Este é um quadro poderoso de investigação ética e verdade ética, que tem raízes profundas em nossas tradições filosóficas e religiosas. Já era conhecido dos pensadores helenísticos, pelo contato com o platonismo. E é uma imagem que eles querem subverter, com a ajuda da analogia médica. Considere agora uma investigação médica conduzida na orla dos céus por almas puras, sem qualquer conhecimento dos sentimentos, necessidades, prazeres e dores das criaturas vivas reais. (Ou, se eles têm tal conhecimento, estão determinados a não serem constrangidos por ele.) Pense nesses doutores celestiais tentando fazer uma descrição da saúde e da vida saudável, independentemente de qualquer experiência que possam ter dos desejos e modos de vida das criaturas que vão tratar.
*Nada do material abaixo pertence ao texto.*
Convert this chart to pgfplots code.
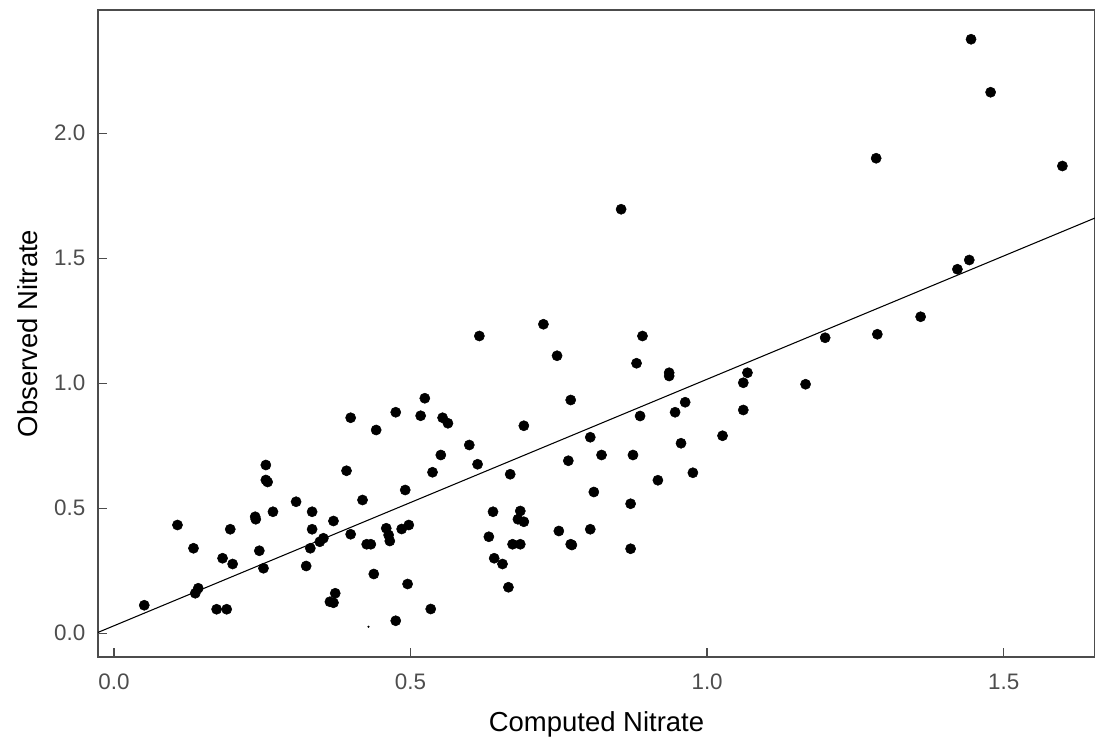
\documentclass[border=0pt]{standalone}
\usepackage{fontspec}
\setmainfont{Liberation Sans}
\usepackage{pgfplots}
\pgfplotsset{compat=1.18}
\definecolor{ticktext}{HTML}{4D4D4D}

\begin{document}
\begin{tikzpicture}
\begin{axis}[
  scale only axis,
  width=747.75pt, height=485.25pt,
  xmin=-0.027, xmax=1.654, ymin=-0.095, ymax=2.493,
  xtick={0,0.5,1,1.5}, ytick={0,0.5,1,1.5,2},
  tick align=inside, major tick length=7pt,
  xtick pos=bottom, ytick pos=left,
  axis line style={black!70, line width=1.1pt},
  every tick/.style={black!70, line width=1.1pt},
  tick label style={font=\fontsize{16.8}{18}\selectfont, text=ticktext,
    /pgf/number format/fixed, /pgf/number format/fixed zerofill,
    /pgf/number format/precision=1, /pgf/number format/assume math mode=true},
  xticklabel style={yshift=-9pt},
  yticklabel style={xshift=-6pt},
  xlabel={Computed Nitrate}, ylabel={Observed Nitrate},
  label style={font=\fontsize{20.6}{24}\selectfont},
  xlabel style={at={(axis description cs:0.5,-0.1159)}, anchor=base},
  ylabel style={at={(axis description cs:-0.0602,0.5)}, anchor=base},
]
% observed vs computed nitrate
\addplot[only marks, mark=*, mark size=3.8pt, black] table {
x y
0.256 0.673
0.256 0.613
0.259 0.605
0.107 0.433
0.307 0.526
0.268 0.486
0.238 0.466
0.239 0.456
0.334 0.486
0.370 0.449
0.196 0.416
0.334 0.416
0.134 0.340
0.353 0.380
0.347 0.366
0.331 0.340
0.245 0.330
0.183 0.300
0.200 0.277
0.252 0.260
0.324 0.269
0.142 0.180
0.137 0.160
0.373 0.160
0.364 0.126
0.370 0.122
0.051 0.112
0.173 0.096
0.190 0.096
0.524 0.940
0.399 0.862
0.475 0.884
0.517 0.870
0.554 0.862
0.563 0.840
0.442 0.813
0.770 0.933
0.691 0.830
0.599 0.753
0.551 0.713
0.613 0.676
0.392 0.650
0.537 0.644
0.766 0.690
0.668 0.636
0.491 0.573
0.419 0.533
0.399 0.396
0.459 0.420
0.463 0.393
0.465 0.369
0.485 0.417
0.497 0.433
0.426 0.356
0.433 0.356
0.639 0.486
0.685 0.489
0.681 0.456
0.691 0.446
0.750 0.409
0.632 0.386
0.672 0.356
0.685 0.356
0.770 0.356
0.641 0.300
0.655 0.277
0.438 0.237
0.495 0.197
0.665 0.184
0.534 0.097
0.475 0.050
0.616 1.189
0.724 1.236
0.747 1.110
0.891 1.189
0.881 1.080
0.936 1.042
0.936 1.029
1.068 1.042
1.061 1.002
1.166 0.996
0.963 0.924
0.946 0.884
0.887 0.869
1.061 0.893
0.803 0.784
1.026 0.790
0.956 0.760
0.822 0.713
0.875 0.713
0.917 0.612
0.976 0.642
0.809 0.565
0.871 0.518
0.803 0.416
0.772 0.353
0.871 0.338
1.360 1.266
1.287 1.196
1.199 1.182
1.285 1.900
1.599 1.869
0.855 1.696
1.442 1.493
1.422 1.456
1.445 2.376
1.478 2.164
};
\addplot[only marks, mark=*, mark size=0.6pt, black] coordinates {(0.429,0.026)};
% fitted line
\addplot[black, line width=0.8pt] coordinates {(-0.027,0.0034) (1.654,1.661)};
\end{axis}
\pgfresetboundingbox
\path[use as bounding box] ([xshift=-73.5pt,yshift=-62.25pt]current axis.south west)
  rectangle ([yshift=7.5pt]current axis.north east);
\end{tikzpicture}
\end{document}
Eles admitem que, para aplicar essas normas a um grupo de pacientes, eles precisam saber algo sobre seu estado atual. Pois eles não podem tratar uma doença sem reconhecer seus sintomas e compará-los com seu paradigma de saúde. O que eles negam, entretanto, é que a própria norma de saúde derive de alguma forma da condição ou dos desejos do paciente. Está “aí” para ser descoberta e então aplicada ao caso deles.